The ministers held a two-hour morning session and had lunch together before handing the negotiations over to experts. They agreed to continue talks over dinner and to meet again today, Mr Boucher said.
When the talks began, Mr Kozyrev sounded optimistic about the prospects of sealing the treaty, known as Start-2. 'I am ready to bet a bottle of whisky and say that we will do such work here which will make it possible for our Presidents to have a positive decision after our negotiations today,' he said.
The ministers are making a final effort to complete the treaty before the Bush administration leaves office on 20 January. It would slash both countries' arsenals of long-range nuclear weapons by about two-thirds.
Flying to Geneva from Washington, Mr Eagleburger said he thought there was a 'better than 50-50 chance' of completing the treaty which would give Mr Bush a triumphant exit from office.
The first Strategic Arms Reduction Treaty (Start), fixed last year, cut the nuclear arsenals of the US and former Soviet Union by about 30 per cent. Start-2 goes much further. It would completely abolish the most deadly and destabilising class of nuclear weapons - land-based missiles equipped with multiple warheads.
If the talks succeed, Mr Bush and Russia's President, Boris Yeltsin, are expected to meet next week in the Black Sea resort of Sochi to sign the treaty.
Mr Eagleburger said the United States had made some important concessions in seeking to conclude the deal and Moscow was also showing flexibility.
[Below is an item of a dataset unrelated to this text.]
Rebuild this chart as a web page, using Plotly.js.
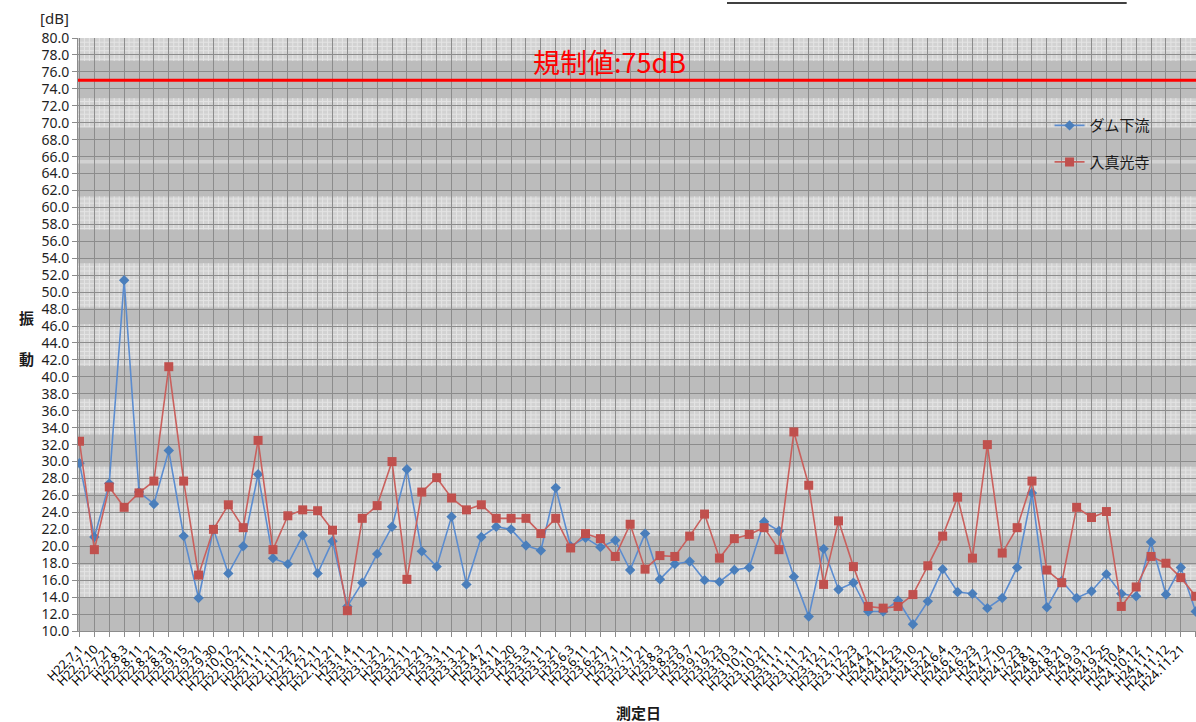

Three major issues remain to be resolved:
How many silos that currently house the 154 giant SS-18 missiles would the Russians have to destroy and how many would they be allowed to keep?
How many of its 170 mobile SS-19 missiles would Russia be allowed to convert or 'download' from six warheads to one so as to be legal under the treaty?
The fate of the United States' B-1 and B-52 bombers.